╭─ MATERIALS PROVIDED

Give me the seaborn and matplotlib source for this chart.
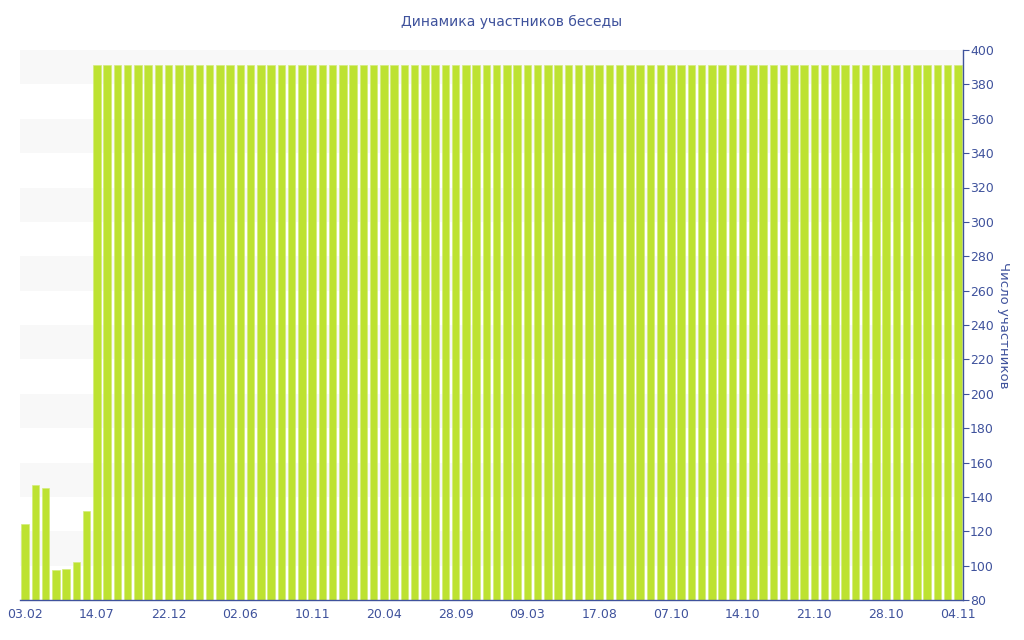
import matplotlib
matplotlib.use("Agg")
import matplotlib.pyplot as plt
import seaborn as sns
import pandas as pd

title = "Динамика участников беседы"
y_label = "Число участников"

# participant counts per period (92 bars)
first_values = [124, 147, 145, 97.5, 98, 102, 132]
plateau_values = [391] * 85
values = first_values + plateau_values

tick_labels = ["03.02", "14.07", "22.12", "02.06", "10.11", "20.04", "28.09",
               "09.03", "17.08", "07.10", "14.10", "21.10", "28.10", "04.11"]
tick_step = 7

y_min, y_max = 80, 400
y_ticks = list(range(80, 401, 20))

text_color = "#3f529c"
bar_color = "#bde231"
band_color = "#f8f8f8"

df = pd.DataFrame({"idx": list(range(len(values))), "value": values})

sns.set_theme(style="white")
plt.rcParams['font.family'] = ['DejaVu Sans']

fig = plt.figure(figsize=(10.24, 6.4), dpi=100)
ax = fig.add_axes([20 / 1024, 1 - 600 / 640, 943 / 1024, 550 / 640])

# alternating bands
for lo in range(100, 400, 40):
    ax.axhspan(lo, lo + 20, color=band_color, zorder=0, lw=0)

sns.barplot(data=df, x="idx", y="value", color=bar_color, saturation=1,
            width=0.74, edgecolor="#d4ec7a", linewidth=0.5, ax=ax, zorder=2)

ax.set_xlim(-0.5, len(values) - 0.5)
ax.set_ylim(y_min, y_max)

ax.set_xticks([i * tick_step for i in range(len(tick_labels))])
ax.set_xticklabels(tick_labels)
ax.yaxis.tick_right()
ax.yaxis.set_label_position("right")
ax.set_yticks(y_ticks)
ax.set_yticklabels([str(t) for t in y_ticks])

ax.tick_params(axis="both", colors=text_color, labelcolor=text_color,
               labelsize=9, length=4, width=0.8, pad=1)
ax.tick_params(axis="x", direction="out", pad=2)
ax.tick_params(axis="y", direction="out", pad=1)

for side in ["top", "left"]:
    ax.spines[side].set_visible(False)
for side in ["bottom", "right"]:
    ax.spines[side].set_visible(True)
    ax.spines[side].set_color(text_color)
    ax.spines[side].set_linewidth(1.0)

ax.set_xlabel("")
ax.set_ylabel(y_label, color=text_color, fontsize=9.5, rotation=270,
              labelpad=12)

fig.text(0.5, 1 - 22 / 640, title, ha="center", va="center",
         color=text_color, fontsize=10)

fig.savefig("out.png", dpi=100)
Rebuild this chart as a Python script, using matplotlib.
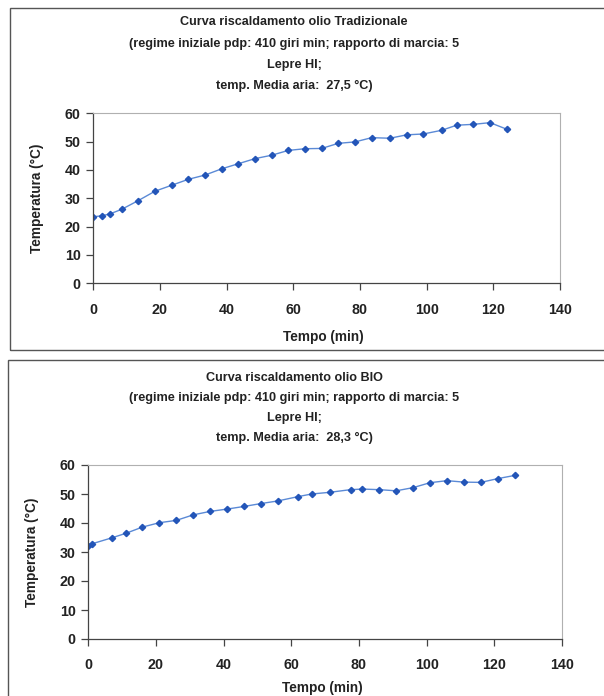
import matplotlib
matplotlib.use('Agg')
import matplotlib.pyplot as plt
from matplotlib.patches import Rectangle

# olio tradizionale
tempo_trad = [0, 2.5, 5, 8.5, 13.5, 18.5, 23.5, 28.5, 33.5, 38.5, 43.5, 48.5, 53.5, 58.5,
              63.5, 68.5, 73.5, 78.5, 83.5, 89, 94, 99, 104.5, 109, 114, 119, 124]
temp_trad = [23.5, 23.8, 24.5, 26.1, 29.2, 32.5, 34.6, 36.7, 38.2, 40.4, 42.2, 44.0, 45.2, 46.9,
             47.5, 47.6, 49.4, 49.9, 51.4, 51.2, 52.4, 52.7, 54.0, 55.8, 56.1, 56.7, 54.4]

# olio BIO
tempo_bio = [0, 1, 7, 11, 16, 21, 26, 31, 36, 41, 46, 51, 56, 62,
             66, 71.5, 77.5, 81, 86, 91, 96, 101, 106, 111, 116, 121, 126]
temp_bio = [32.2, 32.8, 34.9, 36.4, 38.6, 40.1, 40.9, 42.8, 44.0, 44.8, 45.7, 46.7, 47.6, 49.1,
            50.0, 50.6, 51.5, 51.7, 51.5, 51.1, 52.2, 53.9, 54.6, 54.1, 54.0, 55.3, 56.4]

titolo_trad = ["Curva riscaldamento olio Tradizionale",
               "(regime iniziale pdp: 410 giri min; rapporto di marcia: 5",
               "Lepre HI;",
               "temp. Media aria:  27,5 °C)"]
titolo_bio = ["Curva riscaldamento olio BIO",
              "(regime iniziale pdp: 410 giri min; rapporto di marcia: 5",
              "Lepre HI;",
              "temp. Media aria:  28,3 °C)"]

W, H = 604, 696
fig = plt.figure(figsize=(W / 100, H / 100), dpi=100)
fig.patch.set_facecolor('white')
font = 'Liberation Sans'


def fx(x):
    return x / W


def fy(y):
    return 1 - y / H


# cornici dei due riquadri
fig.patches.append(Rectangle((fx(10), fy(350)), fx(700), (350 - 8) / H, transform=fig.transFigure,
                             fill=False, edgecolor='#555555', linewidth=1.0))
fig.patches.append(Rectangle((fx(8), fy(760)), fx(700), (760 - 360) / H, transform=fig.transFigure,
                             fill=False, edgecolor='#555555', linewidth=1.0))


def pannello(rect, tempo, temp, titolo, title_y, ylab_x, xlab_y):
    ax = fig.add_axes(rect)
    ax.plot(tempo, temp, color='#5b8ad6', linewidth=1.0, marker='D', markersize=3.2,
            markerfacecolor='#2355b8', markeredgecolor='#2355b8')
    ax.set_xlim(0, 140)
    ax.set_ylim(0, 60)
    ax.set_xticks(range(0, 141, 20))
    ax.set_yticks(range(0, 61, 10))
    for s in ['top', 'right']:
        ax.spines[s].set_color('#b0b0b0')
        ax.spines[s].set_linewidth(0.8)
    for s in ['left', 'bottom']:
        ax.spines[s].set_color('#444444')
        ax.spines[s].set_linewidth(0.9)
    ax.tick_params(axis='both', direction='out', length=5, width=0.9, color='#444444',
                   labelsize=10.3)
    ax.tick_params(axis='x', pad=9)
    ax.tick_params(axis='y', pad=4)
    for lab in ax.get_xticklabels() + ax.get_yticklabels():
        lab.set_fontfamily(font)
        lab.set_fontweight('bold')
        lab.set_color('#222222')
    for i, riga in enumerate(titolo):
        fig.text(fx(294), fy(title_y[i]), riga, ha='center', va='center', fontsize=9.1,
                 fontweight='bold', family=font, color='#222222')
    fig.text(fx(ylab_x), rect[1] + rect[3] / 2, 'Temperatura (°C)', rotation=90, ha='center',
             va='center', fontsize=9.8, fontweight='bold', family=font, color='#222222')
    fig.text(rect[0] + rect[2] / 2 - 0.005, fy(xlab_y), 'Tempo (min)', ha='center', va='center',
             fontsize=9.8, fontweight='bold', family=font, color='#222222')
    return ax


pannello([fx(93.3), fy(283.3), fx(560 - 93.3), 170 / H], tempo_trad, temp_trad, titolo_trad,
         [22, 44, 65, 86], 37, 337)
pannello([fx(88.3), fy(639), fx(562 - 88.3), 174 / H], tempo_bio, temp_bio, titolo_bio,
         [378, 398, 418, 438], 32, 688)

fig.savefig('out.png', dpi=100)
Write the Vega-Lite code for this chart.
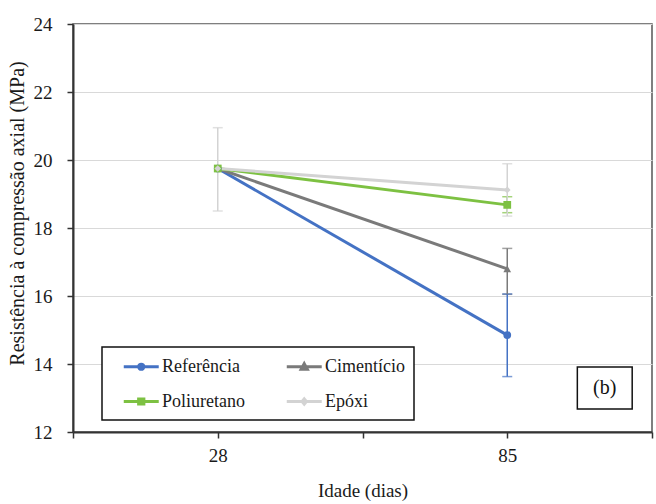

╰─

- YOUR TASK: Leave out the pictures and quote exactly the lines from the one where "Rebuild this chart" appears to the one where "from matplotlib.patches import Rectangle" appears, both ends counted.

- THE RESULT:
Rebuild this chart as a Python script, using matplotlib.
import matplotlib
matplotlib.use('Agg')
import matplotlib.pyplot as plt
from matplotlib.patches import Rectangle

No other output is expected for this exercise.